* [GIVEN DATA]
+--

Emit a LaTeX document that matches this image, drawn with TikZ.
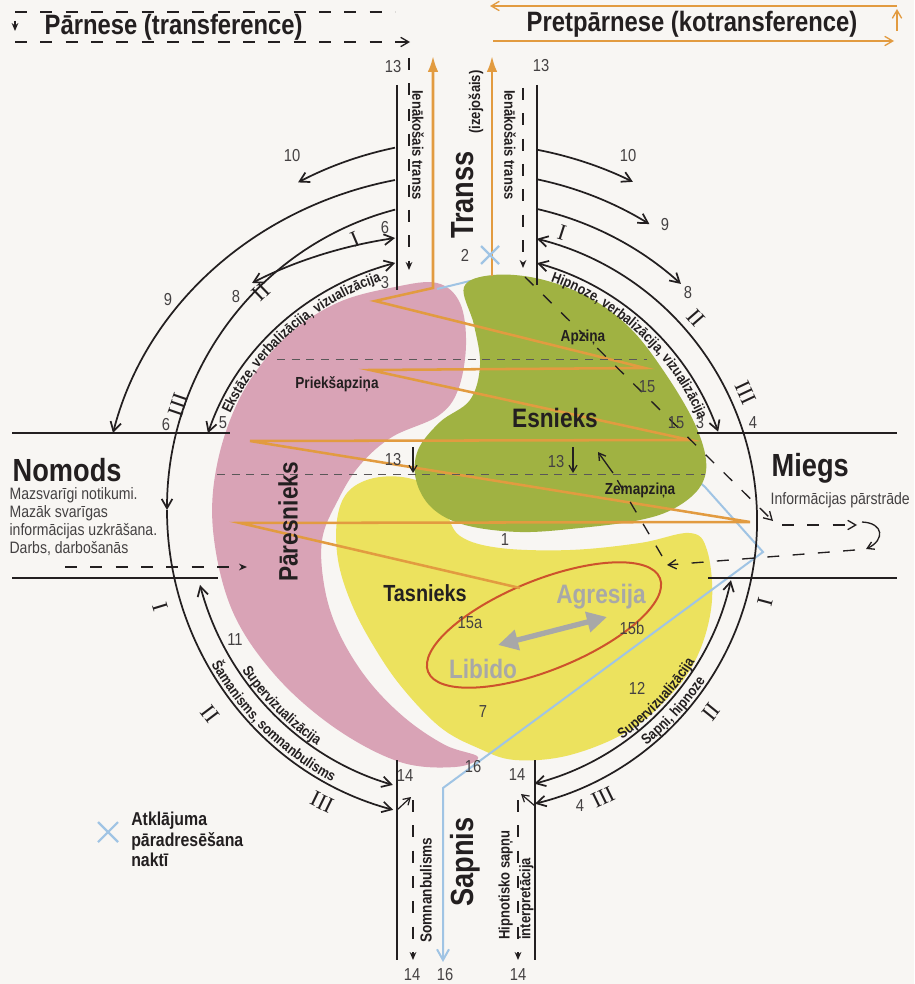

+--

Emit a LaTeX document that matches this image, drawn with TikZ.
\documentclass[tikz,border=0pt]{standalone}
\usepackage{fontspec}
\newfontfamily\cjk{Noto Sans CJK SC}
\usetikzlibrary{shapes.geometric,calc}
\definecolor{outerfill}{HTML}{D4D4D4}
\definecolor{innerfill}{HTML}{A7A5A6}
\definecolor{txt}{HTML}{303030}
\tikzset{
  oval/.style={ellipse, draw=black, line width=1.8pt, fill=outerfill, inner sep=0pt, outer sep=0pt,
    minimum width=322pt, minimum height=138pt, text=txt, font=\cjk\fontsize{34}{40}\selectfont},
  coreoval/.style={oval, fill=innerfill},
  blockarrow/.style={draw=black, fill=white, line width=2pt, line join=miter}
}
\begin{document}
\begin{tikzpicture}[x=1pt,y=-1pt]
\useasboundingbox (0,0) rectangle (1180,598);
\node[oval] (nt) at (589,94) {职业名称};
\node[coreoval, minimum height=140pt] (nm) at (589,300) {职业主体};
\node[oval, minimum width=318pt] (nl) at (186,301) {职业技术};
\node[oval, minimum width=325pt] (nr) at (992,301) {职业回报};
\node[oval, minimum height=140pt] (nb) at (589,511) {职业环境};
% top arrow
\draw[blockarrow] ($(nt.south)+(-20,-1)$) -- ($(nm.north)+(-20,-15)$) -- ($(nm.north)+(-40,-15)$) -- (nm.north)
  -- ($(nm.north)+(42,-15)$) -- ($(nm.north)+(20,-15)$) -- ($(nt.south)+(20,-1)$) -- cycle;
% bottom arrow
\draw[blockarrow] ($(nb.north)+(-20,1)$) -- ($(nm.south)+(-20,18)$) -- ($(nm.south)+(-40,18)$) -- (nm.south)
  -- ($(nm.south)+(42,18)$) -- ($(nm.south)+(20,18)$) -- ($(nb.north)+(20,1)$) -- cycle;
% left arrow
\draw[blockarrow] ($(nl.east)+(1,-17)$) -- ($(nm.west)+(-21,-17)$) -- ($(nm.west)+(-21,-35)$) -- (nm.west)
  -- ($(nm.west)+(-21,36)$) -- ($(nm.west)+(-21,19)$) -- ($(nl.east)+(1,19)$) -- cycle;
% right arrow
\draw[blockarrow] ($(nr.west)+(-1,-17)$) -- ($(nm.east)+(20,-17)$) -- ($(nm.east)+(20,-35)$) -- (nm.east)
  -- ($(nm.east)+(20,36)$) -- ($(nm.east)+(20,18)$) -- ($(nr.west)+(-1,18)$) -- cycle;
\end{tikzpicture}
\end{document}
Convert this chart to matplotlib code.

+--

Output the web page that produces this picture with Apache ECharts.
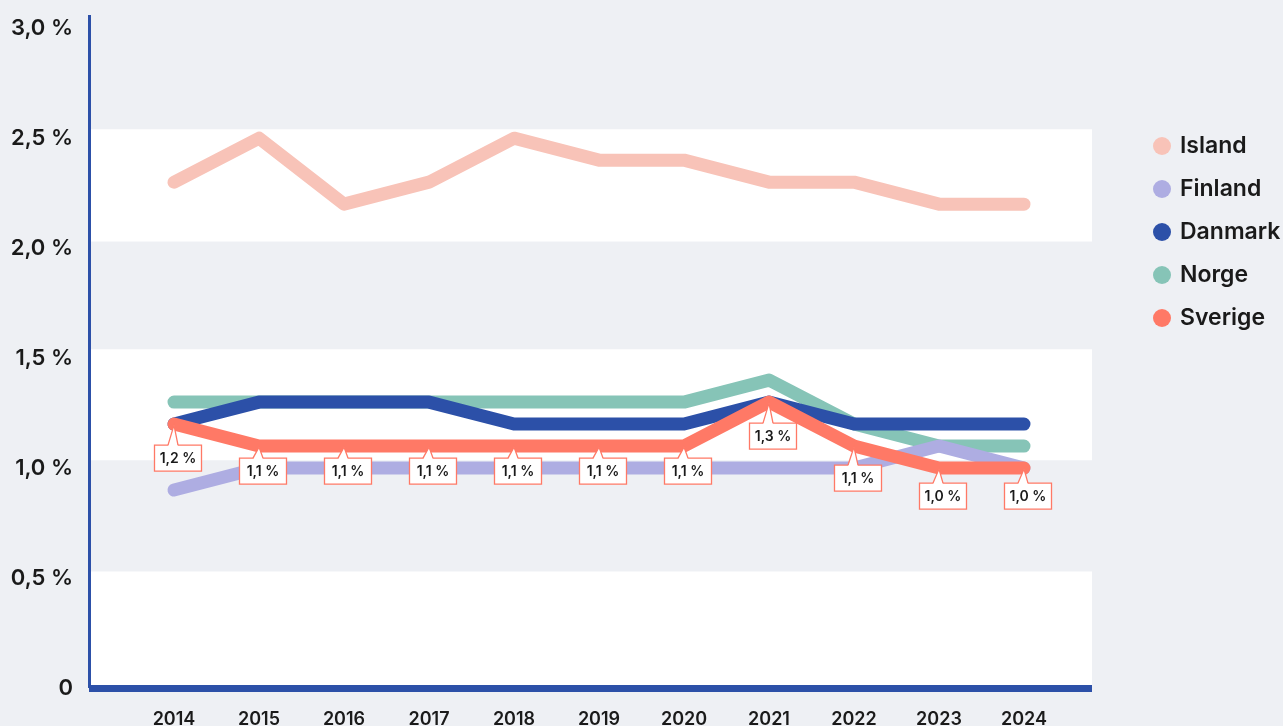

+--

* [TASK DESCRIPTION] Scan the records above for the string "this", then report every line that contains it.

* [FINAL RESULT]
Emit a LaTeX document that matches this image, drawn with TikZ.
Emit a LaTeX document that matches this image, drawn with TikZ.
Convert this chart to matplotlib code.
Output the web page that produces this picture with Apache ECharts.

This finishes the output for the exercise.